Because insurance and pension assets may comprise the bulk of many families’ assets, this article will focus on important things you should know about beneficiary selection. As always, be guided by your professional advisors.

General Information

  • No matter what your will says or what you have done with trusts, it’s the insurance/annuity contract or Pension/IRA plan document and beneficiary designation that control what happens to those assets at the death of the plan owner.
  • Review your beneficiary selections after any life change. For instance, don’t inadvertently disinherit a new child or grandchild by failure to name them. In many states, a divorce will not alter a beneficiary designation. Promptly change beneficiary designations after a divorce, or your ex-spouse is likely to get the property.
  • Failure to name a proper beneficiary, or the death of a beneficiary may throw the entire proceeds into your estate, subjecting it to additional costs and taxes. Always name contingent beneficiaries so that the prior death or disqualification of your primary beneficiary will not destroy your distribution plan.
  • Some plan sponsors offer more limited choices than the law allows. Some allow individually drafted beneficiary designations, while others refuse to accept anything but their own forms. If your designation is at all unusual, have the custodian acknowledge that they can accept it. If necessary, move the account to an institution that provides the flexibility you need.
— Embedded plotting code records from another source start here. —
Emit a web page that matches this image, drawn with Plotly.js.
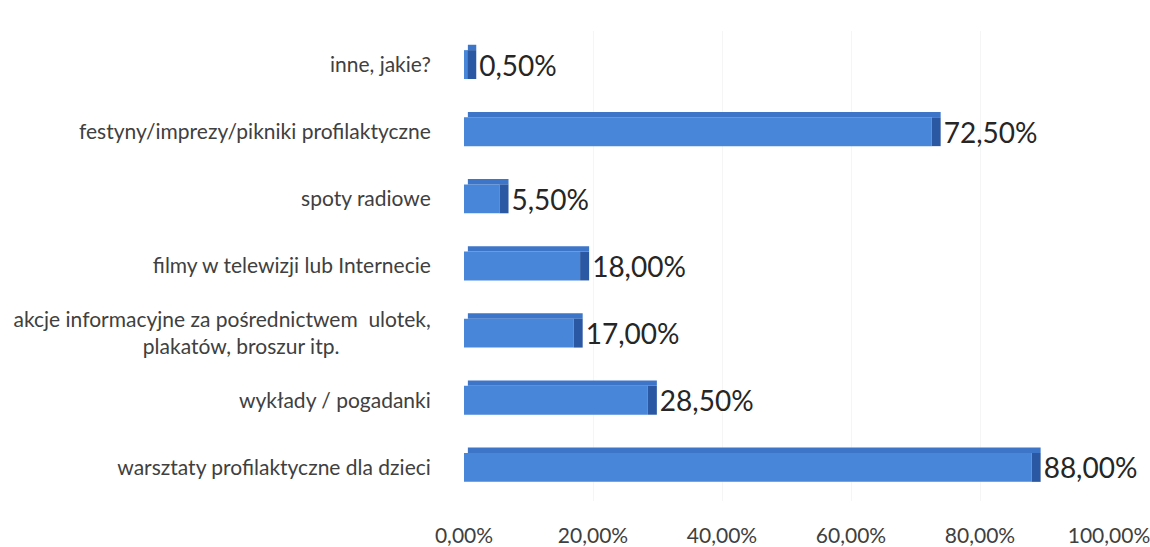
<!DOCTYPE html>
<html>
<head>
<meta charset="utf-8">
<script src="https://cdn.plot.ly/plotly-3.0.1.min.js"></script>
<style>html,body{margin:0;padding:0;background:#fff;}#chart{width:1150px;height:547px;}</style>
</head>
<body>
<div id="chart"></div>
<script>
// Data (bottom to top)
const categories = [
  "warsztaty profilaktyczne dla dzieci",
  "wykłady / pogadanki",
  "akcje informacyjne za pośrednictwem  ulotek,<br>plakatów, broszur itp.\u00a0\u00a0\u00a0\u00a0\u00a0\u00a0\u00a0\u00a0\u00a0\u00a0\u00a0\u00a0\u00a0\u00a0\u00a0\u00a0\u00a0",
  "filmy w telewizji lub Internecie",
  "spoty radiowe",
  "festyny/imprezy/pikniki profilaktyczne",
  "inne, jakie?"
];
const values = [88.0, 28.5, 17.0, 18.0, 5.5, 72.5, 0.5];
const tickValues = [0, 20, 40, 60, 80, 100];
const tickLabels = ["0,00%", "20,00%", "40,00%", "60,00%", "80,00%", "100,00%"];
const valueLabels = values.map(v => v.toFixed(2).replace('.', ',') + '%');

const FONT = "Lato, 'Open Sans', 'DejaVu Sans', sans-serif";
const depth = 1.4;      // 3D side depth in % units
const faceW = 0.43;     // front face thickness (category units)
const topW = 0.08;      // top face thickness

const frontFace = {
  type: 'bar', orientation: 'h', y: categories, x: values,
  width: faceW, offset: -faceW / 2,
  marker: { color: '#4886da', line: { width: 0 } },
  hoverinfo: 'skip', showlegend: false
};
const topFace = {
  type: 'bar', orientation: 'h', y: categories,
  x: values.map(v => v + depth - 0.6), base: values.map(() => 0.6),
  width: topW, offset: faceW / 2,
  marker: { color: '#3d75c9', line: { width: 0 } },
  hoverinfo: 'skip', showlegend: false
};
const sideFace = {
  type: 'bar', orientation: 'h', y: categories,
  x: values.map(() => depth), base: values,
  width: faceW, offset: -faceW / 2,
  marker: { color: '#2b58a3', line: { width: 0 } },
  text: valueLabels, textposition: 'outside', constraintext: 'none',
  cliponaxis: false,
  textfont: { family: FONT, size: 28, color: '#262626' },
  hoverinfo: 'skip', showlegend: false
};

const layout = {
  width: 1150, height: 547,
  margin: { l: 464, r: 41, t: 31, b: 46 },
  paper_bgcolor: '#ffffff', plot_bgcolor: '#ffffff',
  barmode: 'overlay',
  font: { family: FONT, color: '#404040' },
  xaxis: {
    range: [0, 100], tickvals: tickValues, ticktext: tickLabels,
    showgrid: true, gridcolor: '#f5f5f5', zeroline: false, showline: false,
    ticks: 'outside', ticklen: 16, tickcolor: 'rgba(0,0,0,0)',
    ticklabeloverflow: 'allow',
    tickfont: { family: FONT, size: 21, color: '#404040' },
    automargin: false, fixedrange: true
  },
  yaxis: {
    type: 'category', categoryorder: 'array', categoryarray: categories,
    range: [-0.5, 6.5],
    showgrid: false, zeroline: false, showline: false,
    ticks: 'outside', ticklen: 28, tickcolor: 'rgba(0,0,0,0)',
    tickfont: { family: FONT, size: 21, color: '#404040' },
    automargin: false, fixedrange: true
  }
};

Plotly.newPlot('chart', [frontFace, topFace, sideFace], layout, { displayModeBar: false, staticPlot: true });
</script>
</body>
</html>
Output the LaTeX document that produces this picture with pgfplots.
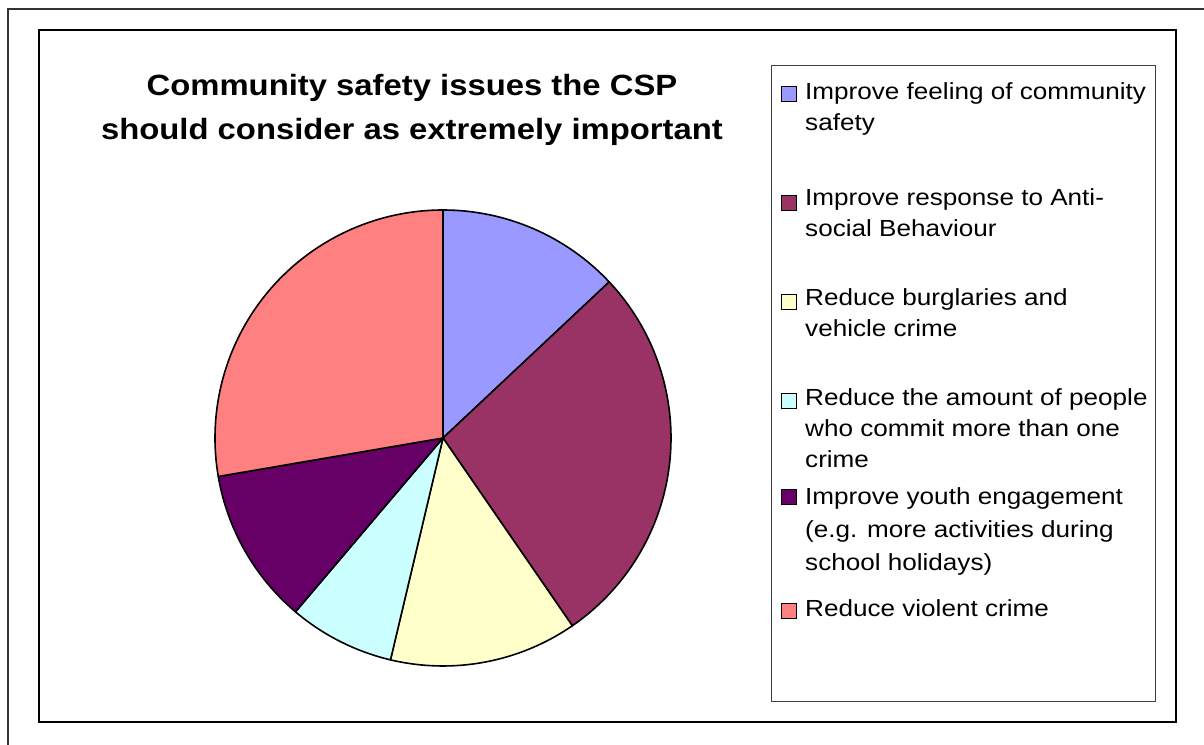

  • Keep a copy of your current designation with your other important papers. Obtain an acknowledged copy from your insurance companies and/or plan custodians. It’s a great idea to query them once in a while to make sure that your records agree with theirs. Otherwise, if your paperwork is lost, your careful planning could be ruined. Trust me, this paperwork gets lost far more often than you would think.
  • Never name a minor child or incompetent person as beneficiary. They are not eligible to own property. Name a guardian or trust to administer the funds for them.
  • A trust may be a beneficiary. However, use caution in drafting both the trust and beneficiary designation so that you maintain both the estate tax and income tax benefits that you are entitled to. This is a particularly important consideration for IRA’s and pension plans where improper language in either the trust or the beneficiary designation might cause a disastrous acceleration of income tax. Make very sure that you have a highly skilled tax attorney draft both.
  • If you name more than one primary or contingent beneficiary make sure that you clearly identify the proportional amount each should receive. Additionally, indicate what should become of each beneficiary’s share should he predecease you. For instance, should one of your children predecease you, should his/her share be paid to their children, or distributed to your remaining surviving children?